No problem, I can do it if the change is small. Just to be sure, all that is needed to change is to add self.topic_mapper_.get_mappings()[topic_id] whenever we loop over topics from self_topic_id_to_zeroshot_topic_idx, right?

After thinking about it some more, I am less certain that the proper way is to use self.topicmapper.get_mappings() whenever we access self._topic_id_to_zeroshot_topic_idx. I am not quite familiar with why the history of mappings is stored in the first place with the TopicMapper.

Don't other instance variables maintain the current state of the topics rather than relying on the TopicMapper (such as topics_, topiclabels, topicsizes, topicrepresentations, etc?). It feels wrong to need to use self.topic_mapper whenever we read values from self._topic_id_to_zeroshot_topic_idx. Maybe you can help explain the overall purpose of the TopicMapper a bit better and when and why it is used?

The TopicMapper is needed to keep track of the order of mappings between (for instance) unsorted and sorted topics. Often times, only the topics themselves (so the list of integers) are re-sorted for specific purposes and not all other information is immediately available at the time. Therefore, it is necessary to keep track of mappings between different stages of sorting (which can happen multiple times). During .partial_fit for instance, topics might need to be re-sorted multiple times to keep track of ever-increasing topics but still be usable during inference (so the mapping between the original prediction and sorted order).

So it's used for finding the mapping between the original topics (output of cluster model without sorting) and the current state of the topics (after sorting, merging, updating, etc).
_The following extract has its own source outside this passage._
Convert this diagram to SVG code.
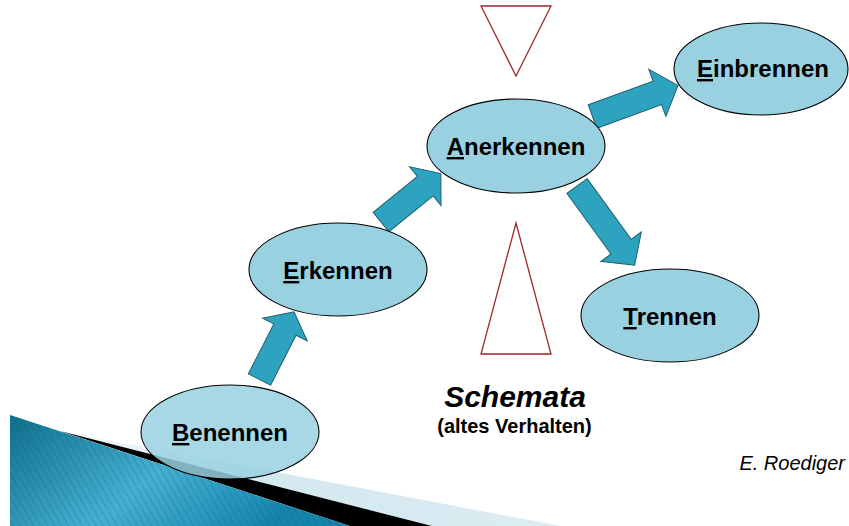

It used to also be used to find the mapping between the current state of the topics and the previous state but I don't think it's being used anymore.

But mostly, the TopicMapper allows for tracking topics in different states which (hopefully in a future version) allows for additional representations across different levels of topics.

I am thinking of the use-case where after fitting, if we call the reduce topics function, won't those other instance variables I described change accordingly?

They should, so I'm also a bit surprised that it isn't the case here and that an additional mapping is needed. But mostly, I would guess that the self._topic_id_to_zeroshot_topic_idx isn't updated whenever the topics are re-sorted. I agree that ideally, everything related to the topics should get updated whenever they are resorted but it seems that wasn't the case here.

Thinking about it, it might as simple as updating self._topic_id_to_zeroshot_topic_idx whenever we run ._sort_mappings_by_frequency according to the newly created sorted topics.

ianrandman commented 1 month ago

Thinking about it, it might as simple as updating self._topic_id_to_zeroshot_topic_idx whenever we run ._sort_mappings_by_frequency according to the newly created sorted topics.

I believe this would be a correct solution. I like this better. I think it is best if whenever self._topic_id_to_zeroshot_topic_idx is used, one can assume it is aligned with the current state of topics.

@PhPv's example is good to verify correctness for the case of fitting. It would be good to add a unit test (or at the very least test manually) for topic reduction in this case.

MaartenGr commented 1 month ago

@ianrandman It took a while to get a working PR out since there were a number of issues that needed to be resolved after more thorough exploration. Having said that, I think #2105 should solve the issues seen here.

@PhPv Could you test whether that PR works for you? I believe it should but many of the tests needed to be done manually to check whether the output was correct.